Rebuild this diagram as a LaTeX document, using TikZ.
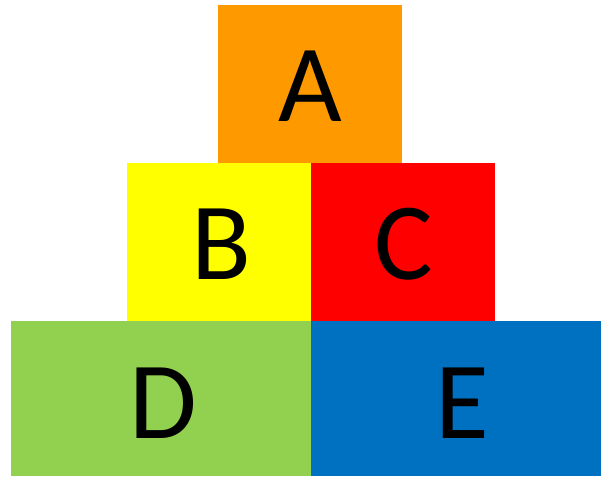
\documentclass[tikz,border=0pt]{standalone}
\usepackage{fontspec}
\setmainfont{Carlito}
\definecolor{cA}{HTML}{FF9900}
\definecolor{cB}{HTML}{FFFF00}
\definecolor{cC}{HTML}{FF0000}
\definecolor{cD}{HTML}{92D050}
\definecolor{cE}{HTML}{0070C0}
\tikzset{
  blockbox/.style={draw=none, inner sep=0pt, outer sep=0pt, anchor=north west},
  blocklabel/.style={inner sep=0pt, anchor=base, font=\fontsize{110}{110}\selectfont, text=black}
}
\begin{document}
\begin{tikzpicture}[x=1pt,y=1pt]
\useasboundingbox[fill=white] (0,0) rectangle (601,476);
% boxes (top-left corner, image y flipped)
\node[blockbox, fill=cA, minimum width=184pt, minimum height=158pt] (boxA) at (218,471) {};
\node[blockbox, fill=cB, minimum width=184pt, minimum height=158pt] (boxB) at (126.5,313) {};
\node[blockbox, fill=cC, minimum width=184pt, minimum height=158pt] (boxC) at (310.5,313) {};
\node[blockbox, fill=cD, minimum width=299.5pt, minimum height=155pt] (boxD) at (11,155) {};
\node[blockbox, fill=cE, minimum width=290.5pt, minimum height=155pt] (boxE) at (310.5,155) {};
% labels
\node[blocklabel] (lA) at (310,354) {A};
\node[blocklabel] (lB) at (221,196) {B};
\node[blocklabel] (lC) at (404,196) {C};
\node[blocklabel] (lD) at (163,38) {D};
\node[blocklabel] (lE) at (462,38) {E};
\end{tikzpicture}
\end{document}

EXERCISE BRIEF — Reproduce each line word for word and drop the pictures.

RESULT —
Rebuild this diagram as a LaTeX document, using TikZ.
\documentclass[tikz,border=0pt]{standalone}
\usepackage{fontspec}
\setmainfont{Carlito}
\definecolor{cA}{HTML}{FF9900}
\definecolor{cB}{HTML}{FFFF00}
\definecolor{cC}{HTML}{FF0000}
\definecolor{cD}{HTML}{92D050}
\definecolor{cE}{HTML}{0070C0}
\tikzset{
  blockbox/.style={draw=none, inner sep=0pt, outer sep=0pt, anchor=north west},
  blocklabel/.style={inner sep=0pt, anchor=base, font=\fontsize{110}{110}\selectfont, text=black}
}
\begin{document}
\begin{tikzpicture}[x=1pt,y=1pt]
\useasboundingbox[fill=white] (0,0) rectangle (601,476);
% boxes (top-left corner, image y flipped)
\node[blockbox, fill=cA, minimum width=184pt, minimum height=158pt] (boxA) at (218,471) {};
\node[blockbox, fill=cB, minimum width=184pt, minimum height=158pt] (boxB) at (126.5,313) {};
\node[blockbox, fill=cC, minimum width=184pt, minimum height=158pt] (boxC) at (310.5,313) {};
\node[blockbox, fill=cD, minimum width=299.5pt, minimum height=155pt] (boxD) at (11,155) {};
\node[blockbox, fill=cE, minimum width=290.5pt, minimum height=155pt] (boxE) at (310.5,155) {};
% labels
\node[blocklabel] (lA) at (310,354) {A};
\node[blocklabel] (lB) at (221,196) {B};
\node[blocklabel] (lC) at (404,196) {C};
\node[blocklabel] (lD) at (163,38) {D};
\node[blocklabel] (lE) at (462,38) {E};
\end{tikzpicture}
\end{document}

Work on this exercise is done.